Task:
Extract all lines that hold "with" from the records below.

Source records:
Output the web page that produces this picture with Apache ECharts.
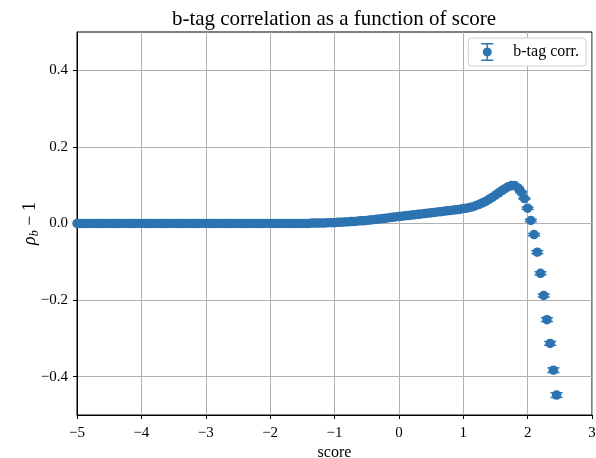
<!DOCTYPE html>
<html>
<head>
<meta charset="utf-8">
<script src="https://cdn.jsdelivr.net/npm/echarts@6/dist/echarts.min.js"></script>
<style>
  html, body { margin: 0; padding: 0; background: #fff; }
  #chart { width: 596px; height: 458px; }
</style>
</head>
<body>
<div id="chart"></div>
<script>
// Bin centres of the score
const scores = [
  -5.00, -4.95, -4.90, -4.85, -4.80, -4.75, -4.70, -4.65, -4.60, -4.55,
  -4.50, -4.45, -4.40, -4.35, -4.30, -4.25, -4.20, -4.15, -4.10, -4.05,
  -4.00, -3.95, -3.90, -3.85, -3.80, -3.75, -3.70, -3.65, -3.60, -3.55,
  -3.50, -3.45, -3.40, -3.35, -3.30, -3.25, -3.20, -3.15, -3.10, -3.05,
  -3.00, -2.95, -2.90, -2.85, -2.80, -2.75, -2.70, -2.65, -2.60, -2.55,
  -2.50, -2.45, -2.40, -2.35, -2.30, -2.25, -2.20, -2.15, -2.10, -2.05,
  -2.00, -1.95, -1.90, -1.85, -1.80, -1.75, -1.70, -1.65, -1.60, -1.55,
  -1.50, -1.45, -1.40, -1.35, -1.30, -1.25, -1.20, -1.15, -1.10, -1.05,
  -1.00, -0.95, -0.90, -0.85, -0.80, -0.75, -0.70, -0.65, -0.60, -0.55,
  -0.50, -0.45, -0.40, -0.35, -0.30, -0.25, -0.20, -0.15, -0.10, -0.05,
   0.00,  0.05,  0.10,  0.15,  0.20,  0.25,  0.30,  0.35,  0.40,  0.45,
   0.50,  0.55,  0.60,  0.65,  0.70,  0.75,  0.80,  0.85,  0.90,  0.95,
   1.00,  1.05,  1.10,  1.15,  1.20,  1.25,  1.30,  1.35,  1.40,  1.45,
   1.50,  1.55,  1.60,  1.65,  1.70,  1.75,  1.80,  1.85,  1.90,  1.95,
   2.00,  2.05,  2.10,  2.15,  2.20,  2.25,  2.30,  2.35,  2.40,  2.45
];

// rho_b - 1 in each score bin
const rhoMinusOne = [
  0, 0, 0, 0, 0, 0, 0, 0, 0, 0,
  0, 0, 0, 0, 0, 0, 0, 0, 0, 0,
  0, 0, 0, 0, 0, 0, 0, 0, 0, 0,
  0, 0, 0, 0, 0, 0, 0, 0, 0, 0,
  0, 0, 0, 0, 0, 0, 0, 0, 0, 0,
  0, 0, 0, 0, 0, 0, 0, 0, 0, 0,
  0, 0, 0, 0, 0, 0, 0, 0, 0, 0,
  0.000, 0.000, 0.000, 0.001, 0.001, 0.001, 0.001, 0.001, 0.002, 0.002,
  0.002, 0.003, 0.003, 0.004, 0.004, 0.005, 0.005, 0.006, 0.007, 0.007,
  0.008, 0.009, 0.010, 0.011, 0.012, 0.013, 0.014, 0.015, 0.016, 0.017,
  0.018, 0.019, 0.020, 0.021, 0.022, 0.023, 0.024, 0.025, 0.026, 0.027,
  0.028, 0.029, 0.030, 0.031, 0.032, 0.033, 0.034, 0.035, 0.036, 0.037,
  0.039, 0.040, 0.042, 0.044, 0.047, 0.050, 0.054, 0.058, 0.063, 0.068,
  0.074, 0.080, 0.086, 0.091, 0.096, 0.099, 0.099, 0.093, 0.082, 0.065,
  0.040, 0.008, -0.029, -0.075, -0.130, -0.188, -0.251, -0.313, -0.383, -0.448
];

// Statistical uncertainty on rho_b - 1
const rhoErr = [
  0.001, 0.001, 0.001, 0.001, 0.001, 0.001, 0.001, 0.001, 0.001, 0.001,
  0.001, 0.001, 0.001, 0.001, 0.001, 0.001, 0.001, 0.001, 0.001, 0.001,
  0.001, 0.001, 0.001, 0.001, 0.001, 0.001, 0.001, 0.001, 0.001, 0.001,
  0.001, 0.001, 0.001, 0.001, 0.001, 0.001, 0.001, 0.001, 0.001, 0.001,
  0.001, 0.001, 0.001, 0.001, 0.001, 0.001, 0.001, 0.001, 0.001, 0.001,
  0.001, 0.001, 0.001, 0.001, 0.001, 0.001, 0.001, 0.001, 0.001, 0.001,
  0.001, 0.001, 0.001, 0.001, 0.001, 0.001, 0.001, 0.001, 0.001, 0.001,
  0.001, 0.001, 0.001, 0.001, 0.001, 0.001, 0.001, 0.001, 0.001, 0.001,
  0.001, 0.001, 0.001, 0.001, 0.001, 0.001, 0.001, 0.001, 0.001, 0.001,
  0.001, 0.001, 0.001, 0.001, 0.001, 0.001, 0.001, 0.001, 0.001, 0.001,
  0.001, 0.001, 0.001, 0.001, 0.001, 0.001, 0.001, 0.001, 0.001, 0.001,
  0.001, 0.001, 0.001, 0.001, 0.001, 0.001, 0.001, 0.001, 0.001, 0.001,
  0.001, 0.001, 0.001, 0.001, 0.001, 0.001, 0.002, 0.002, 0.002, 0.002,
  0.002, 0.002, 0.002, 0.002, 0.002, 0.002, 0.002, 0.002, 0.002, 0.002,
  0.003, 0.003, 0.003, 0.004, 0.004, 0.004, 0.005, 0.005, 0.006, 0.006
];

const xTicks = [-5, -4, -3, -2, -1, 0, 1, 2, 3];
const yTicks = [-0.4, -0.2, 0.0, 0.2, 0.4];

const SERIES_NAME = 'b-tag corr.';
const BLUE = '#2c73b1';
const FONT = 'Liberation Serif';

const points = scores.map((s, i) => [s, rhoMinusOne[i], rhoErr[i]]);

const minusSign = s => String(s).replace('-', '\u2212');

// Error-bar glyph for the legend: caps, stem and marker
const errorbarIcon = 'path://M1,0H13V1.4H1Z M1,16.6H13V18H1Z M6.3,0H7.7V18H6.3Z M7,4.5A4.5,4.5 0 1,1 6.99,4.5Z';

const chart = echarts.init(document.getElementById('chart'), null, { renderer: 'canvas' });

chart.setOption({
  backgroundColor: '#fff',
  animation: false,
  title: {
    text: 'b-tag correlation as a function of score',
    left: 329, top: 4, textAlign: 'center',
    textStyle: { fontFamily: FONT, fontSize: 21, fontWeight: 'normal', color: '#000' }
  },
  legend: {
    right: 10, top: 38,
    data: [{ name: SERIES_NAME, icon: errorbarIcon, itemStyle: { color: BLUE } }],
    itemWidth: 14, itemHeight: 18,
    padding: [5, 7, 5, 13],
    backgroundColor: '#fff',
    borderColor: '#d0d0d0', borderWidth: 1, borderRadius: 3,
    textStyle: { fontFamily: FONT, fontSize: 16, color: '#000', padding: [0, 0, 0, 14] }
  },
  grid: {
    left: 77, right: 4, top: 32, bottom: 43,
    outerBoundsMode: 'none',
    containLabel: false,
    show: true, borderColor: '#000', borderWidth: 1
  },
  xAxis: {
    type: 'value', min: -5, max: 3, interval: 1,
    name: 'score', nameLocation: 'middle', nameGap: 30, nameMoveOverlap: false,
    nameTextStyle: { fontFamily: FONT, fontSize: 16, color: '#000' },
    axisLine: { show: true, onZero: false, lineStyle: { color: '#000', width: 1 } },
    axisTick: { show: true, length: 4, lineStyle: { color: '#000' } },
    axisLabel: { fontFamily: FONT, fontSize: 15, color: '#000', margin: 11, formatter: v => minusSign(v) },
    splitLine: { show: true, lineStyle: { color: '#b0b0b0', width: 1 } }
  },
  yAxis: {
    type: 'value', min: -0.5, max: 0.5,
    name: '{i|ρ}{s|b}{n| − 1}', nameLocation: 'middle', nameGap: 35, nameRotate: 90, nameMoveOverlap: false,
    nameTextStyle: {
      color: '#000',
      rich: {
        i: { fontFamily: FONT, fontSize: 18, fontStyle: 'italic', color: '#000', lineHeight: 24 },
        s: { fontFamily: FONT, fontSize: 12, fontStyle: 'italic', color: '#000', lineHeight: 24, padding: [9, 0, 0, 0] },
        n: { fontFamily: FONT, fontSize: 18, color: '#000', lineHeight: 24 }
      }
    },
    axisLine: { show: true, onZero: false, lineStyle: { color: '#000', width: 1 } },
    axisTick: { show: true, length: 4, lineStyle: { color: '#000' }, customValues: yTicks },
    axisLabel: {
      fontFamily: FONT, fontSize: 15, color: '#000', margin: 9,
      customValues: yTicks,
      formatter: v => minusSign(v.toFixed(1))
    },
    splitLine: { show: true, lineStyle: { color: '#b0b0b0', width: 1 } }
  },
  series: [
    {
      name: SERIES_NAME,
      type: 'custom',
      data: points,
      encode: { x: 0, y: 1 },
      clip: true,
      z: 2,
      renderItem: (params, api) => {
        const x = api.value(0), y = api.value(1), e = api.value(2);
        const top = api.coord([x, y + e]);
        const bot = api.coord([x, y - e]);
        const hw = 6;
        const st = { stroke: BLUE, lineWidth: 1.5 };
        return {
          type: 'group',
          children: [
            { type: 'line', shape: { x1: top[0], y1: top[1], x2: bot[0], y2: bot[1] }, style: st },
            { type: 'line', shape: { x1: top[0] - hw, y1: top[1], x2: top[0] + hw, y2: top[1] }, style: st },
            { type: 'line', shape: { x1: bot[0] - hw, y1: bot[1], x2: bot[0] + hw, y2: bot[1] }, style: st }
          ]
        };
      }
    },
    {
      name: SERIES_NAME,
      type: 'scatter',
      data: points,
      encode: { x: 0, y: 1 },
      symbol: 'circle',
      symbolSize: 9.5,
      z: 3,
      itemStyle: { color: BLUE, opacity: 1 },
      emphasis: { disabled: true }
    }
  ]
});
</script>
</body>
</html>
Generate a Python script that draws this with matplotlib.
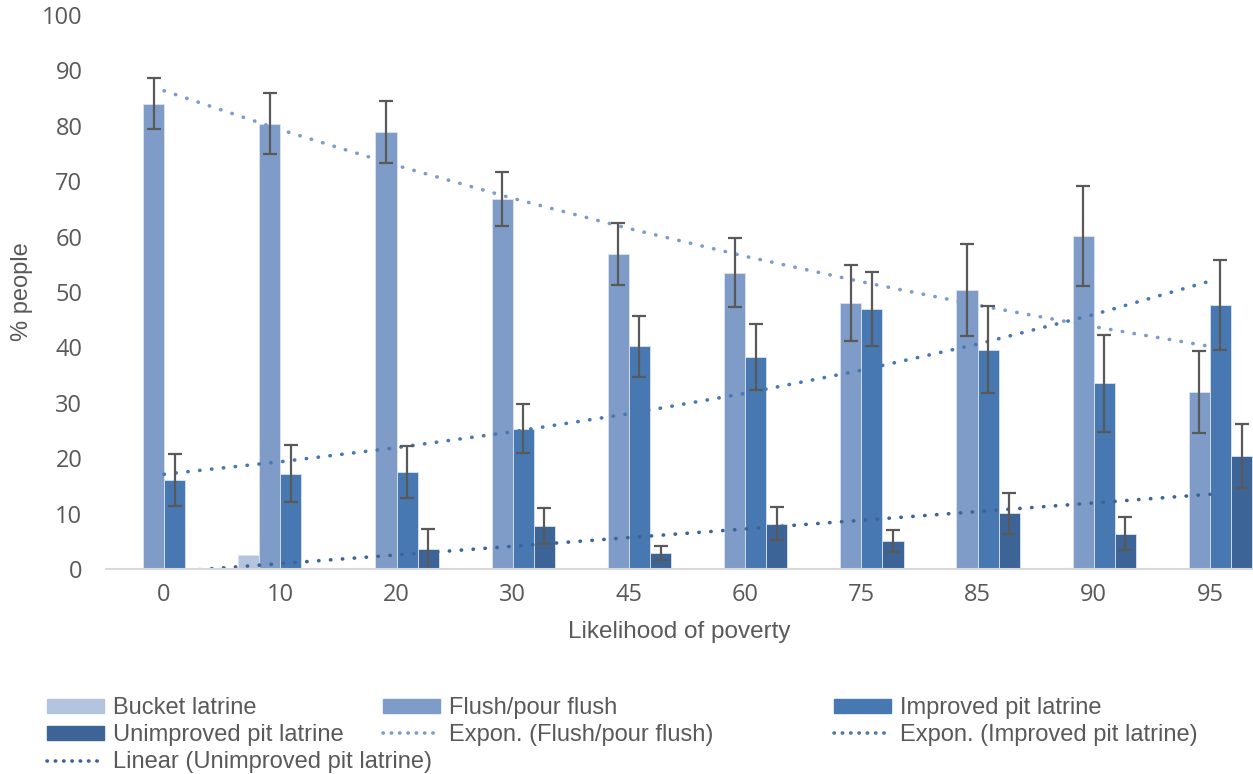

Answer to this problem:
Output the web page that produces this picture with Apache ECharts.
Generate a Python script that draws this with matplotlib.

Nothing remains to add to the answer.